Aku menemukan banyak kebahagiaan dalam kehidupanku disana. Aku tidak bisa menuliskannya satu per satu disini karena mungkin aku mengingat kebahagiaan itu tidak karena harus kutuliskan disini melainkan karena aku kangen mereka dan aku merasakan kebahagiaan lain. Menurutku, itu kebahagiaan yang sempurna, ikatanmu dengan keluargamu.
Tantanganku Untukku dari Ngawu
Sebelum pulang, Mbah Atmo dan keluarga, terutama Mbah Kartiyem yang mengantar aku dan kawan seperjuanganku kembali ke Kapel, mendoakan aku. Mengatakan kepadaku bahwa aku akan menjadi seorang pemimpin. Mereka berdoa aku menjadi orang besar dan tidak lupa Ngawu, supaya aku belajar tinggi-tinggi.
Sebelum itu semua, aku hidup untuk aku, keluargaku, mimpiku, dan apa yang aku pikir aman untukku. Aku mendapat semangat dari Ngawu. Aku mendapat harapan dari Ngawu.

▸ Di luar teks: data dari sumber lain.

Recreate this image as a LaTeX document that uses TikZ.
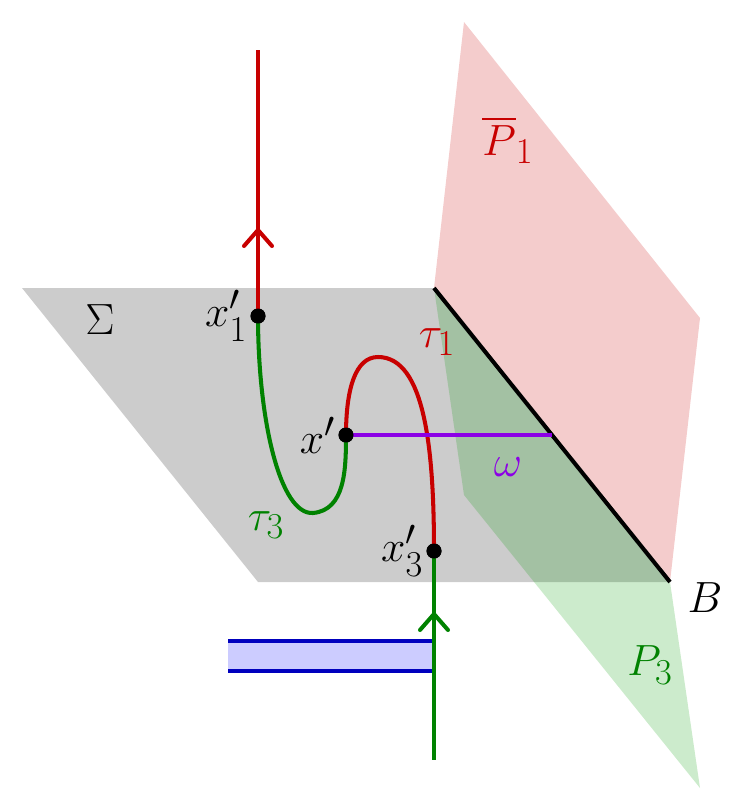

Aku mau hidup bermimpi dan memeluk mimpi-mimpi itu untuk mereka yang memiliki ekspektasi padaku.
Kini, aku tidak hanya akan duduk di belakang. Aku mau merasakan berada dimanapun aku bisa berada untuk menjadi yang terbaik di depan, menyuarakan mereka. Aku mendapat semangat yang mengubah hidupku lebih baik setiap hari.